# Start of Dataset rows

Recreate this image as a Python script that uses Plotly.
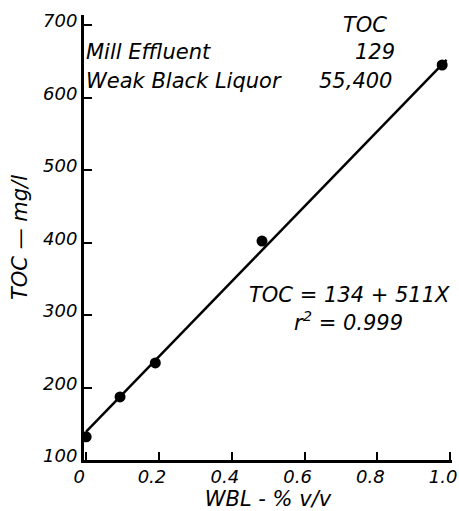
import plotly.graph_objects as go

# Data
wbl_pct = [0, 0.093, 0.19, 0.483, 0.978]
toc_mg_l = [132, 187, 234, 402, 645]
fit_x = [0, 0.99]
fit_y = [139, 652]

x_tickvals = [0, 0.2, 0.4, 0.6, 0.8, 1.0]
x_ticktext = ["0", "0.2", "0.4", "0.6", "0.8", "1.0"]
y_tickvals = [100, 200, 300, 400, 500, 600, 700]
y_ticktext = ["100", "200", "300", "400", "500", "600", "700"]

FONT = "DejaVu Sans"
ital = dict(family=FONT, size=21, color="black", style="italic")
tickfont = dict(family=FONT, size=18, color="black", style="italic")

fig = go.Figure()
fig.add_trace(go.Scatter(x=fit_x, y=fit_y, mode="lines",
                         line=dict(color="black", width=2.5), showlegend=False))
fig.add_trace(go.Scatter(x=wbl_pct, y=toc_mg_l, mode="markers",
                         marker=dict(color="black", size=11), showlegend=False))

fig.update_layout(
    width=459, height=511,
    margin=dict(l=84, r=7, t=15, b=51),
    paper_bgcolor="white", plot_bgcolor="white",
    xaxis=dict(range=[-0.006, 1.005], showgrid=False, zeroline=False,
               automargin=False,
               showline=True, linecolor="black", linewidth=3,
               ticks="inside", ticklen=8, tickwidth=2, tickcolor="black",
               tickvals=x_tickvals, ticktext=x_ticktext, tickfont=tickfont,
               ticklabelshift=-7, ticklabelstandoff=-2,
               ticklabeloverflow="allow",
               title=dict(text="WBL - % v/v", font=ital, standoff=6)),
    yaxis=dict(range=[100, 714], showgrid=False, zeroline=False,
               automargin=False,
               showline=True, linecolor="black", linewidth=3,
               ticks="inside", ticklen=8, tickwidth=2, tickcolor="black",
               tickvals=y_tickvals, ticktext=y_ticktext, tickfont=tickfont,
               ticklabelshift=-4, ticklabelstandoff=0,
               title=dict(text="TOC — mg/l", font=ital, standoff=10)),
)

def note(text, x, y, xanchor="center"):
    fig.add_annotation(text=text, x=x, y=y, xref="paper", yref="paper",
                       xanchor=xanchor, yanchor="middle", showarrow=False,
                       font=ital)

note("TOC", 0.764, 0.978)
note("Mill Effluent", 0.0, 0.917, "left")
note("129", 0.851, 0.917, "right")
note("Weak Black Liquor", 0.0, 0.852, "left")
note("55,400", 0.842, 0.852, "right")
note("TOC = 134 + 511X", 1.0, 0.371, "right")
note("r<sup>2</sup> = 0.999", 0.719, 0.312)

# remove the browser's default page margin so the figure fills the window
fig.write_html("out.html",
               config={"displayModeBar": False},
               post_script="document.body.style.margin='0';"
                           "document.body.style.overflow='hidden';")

# End of Dataset rows
# Start of Dataset rows

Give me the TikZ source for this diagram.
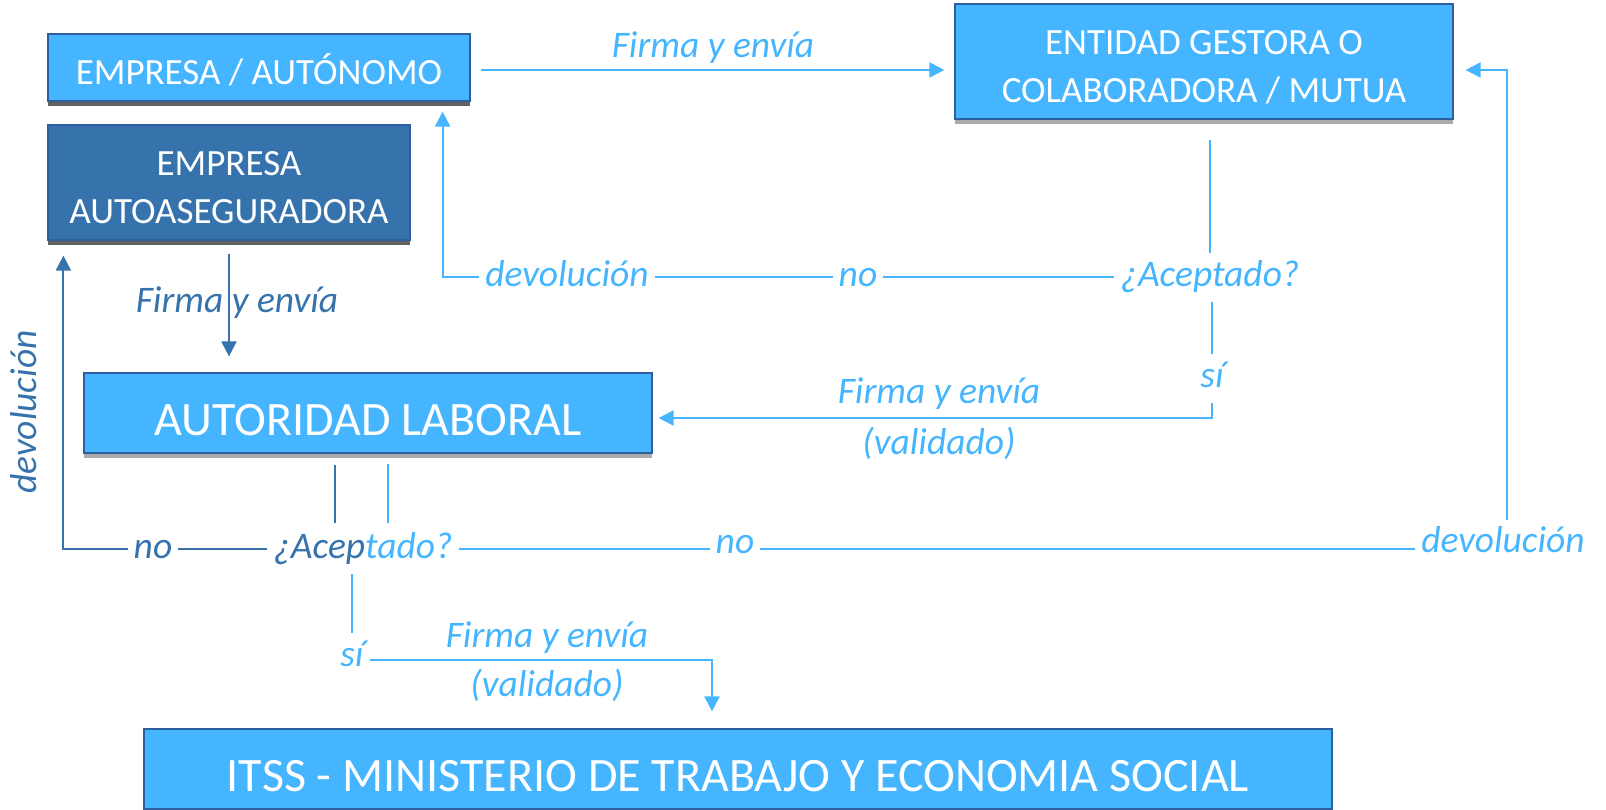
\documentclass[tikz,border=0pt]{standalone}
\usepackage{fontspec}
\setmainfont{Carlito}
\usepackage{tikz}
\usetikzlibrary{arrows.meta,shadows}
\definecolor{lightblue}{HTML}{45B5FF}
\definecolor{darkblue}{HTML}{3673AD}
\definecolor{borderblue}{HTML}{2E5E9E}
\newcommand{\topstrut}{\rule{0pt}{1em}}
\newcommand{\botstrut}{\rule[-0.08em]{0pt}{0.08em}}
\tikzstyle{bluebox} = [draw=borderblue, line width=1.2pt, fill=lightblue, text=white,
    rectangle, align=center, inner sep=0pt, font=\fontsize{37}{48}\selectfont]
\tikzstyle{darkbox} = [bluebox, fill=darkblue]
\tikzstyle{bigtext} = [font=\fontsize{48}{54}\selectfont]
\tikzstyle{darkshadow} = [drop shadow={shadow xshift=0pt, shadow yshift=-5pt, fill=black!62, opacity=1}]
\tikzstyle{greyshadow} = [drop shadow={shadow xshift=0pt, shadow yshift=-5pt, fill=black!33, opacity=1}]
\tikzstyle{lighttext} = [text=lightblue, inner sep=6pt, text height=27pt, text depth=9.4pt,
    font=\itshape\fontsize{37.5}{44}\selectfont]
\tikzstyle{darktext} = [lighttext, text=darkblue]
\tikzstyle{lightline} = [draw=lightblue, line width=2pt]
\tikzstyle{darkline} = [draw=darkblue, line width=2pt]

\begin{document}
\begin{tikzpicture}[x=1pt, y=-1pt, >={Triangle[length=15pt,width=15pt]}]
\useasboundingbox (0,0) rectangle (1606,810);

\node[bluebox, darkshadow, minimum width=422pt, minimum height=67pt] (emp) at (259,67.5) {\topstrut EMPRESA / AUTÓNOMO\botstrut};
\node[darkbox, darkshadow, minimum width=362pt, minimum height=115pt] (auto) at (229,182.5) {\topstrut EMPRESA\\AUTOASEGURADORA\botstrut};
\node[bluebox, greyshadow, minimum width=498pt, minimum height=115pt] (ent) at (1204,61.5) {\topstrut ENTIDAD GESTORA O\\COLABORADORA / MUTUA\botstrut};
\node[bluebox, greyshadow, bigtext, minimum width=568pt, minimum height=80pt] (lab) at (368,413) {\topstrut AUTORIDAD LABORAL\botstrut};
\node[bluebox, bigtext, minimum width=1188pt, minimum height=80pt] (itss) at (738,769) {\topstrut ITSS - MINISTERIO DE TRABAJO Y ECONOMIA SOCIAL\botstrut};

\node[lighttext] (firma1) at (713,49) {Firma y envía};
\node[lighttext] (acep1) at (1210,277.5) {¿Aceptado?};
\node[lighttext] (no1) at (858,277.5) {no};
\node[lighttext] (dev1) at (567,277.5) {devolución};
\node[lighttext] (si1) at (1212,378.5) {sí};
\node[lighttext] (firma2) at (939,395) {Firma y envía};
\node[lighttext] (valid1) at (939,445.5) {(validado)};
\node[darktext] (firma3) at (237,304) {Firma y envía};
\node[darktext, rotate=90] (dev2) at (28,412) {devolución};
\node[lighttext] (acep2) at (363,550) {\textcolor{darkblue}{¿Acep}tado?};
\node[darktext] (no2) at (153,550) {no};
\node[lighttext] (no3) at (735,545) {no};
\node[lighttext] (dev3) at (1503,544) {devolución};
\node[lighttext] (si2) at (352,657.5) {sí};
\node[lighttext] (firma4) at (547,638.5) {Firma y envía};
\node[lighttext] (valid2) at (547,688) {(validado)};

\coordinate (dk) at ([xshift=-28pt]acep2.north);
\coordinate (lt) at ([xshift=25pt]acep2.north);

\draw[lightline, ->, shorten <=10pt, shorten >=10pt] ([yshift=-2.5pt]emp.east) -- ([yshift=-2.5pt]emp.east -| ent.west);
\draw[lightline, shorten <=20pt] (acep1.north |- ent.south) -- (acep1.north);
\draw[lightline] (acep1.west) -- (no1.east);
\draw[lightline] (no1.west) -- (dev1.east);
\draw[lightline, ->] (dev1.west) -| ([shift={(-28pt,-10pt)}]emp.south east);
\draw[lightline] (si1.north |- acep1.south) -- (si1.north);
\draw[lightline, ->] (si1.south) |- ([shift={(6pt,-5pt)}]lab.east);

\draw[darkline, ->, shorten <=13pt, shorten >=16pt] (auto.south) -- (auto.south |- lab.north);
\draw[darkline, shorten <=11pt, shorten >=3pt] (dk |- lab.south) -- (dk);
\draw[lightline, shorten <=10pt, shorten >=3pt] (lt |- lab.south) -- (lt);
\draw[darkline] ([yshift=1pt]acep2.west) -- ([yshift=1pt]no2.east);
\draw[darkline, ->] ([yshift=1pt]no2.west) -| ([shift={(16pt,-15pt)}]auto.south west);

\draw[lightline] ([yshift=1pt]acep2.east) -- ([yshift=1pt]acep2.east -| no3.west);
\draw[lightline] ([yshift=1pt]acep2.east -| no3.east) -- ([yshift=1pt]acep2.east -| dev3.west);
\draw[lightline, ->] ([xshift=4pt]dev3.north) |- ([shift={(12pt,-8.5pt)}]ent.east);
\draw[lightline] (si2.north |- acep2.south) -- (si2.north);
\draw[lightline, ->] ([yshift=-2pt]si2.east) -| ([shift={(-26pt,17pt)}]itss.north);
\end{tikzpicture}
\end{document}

# End of Dataset rows

Retype exactly the lines from the one with "Give me the TikZ source for this diagram." through the one with "[draw=darkblue, line width=2pt]", both included, and nothing else; leave out the pictures.

*Result of the exercise*.
Give me the TikZ source for this diagram.
\documentclass[tikz,border=0pt]{standalone}
\usepackage{fontspec}
\setmainfont{Carlito}
\usepackage{tikz}
\usetikzlibrary{arrows.meta,shadows}
\definecolor{lightblue}{HTML}{45B5FF}
\definecolor{darkblue}{HTML}{3673AD}
\definecolor{borderblue}{HTML}{2E5E9E}
\newcommand{\topstrut}{\rule{0pt}{1em}}
\newcommand{\botstrut}{\rule[-0.08em]{0pt}{0.08em}}
\tikzstyle{bluebox} = [draw=borderblue, line width=1.2pt, fill=lightblue, text=white,
    rectangle, align=center, inner sep=0pt, font=\fontsize{37}{48}\selectfont]
\tikzstyle{darkbox} = [bluebox, fill=darkblue]
\tikzstyle{bigtext} = [font=\fontsize{48}{54}\selectfont]
\tikzstyle{darkshadow} = [drop shadow={shadow xshift=0pt, shadow yshift=-5pt, fill=black!62, opacity=1}]
\tikzstyle{greyshadow} = [drop shadow={shadow xshift=0pt, shadow yshift=-5pt, fill=black!33, opacity=1}]
\tikzstyle{lighttext} = [text=lightblue, inner sep=6pt, text height=27pt, text depth=9.4pt,
    font=\itshape\fontsize{37.5}{44}\selectfont]
\tikzstyle{darktext} = [lighttext, text=darkblue]
\tikzstyle{lightline} = [draw=lightblue, line width=2pt]
\tikzstyle{darkline} = [draw=darkblue, line width=2pt]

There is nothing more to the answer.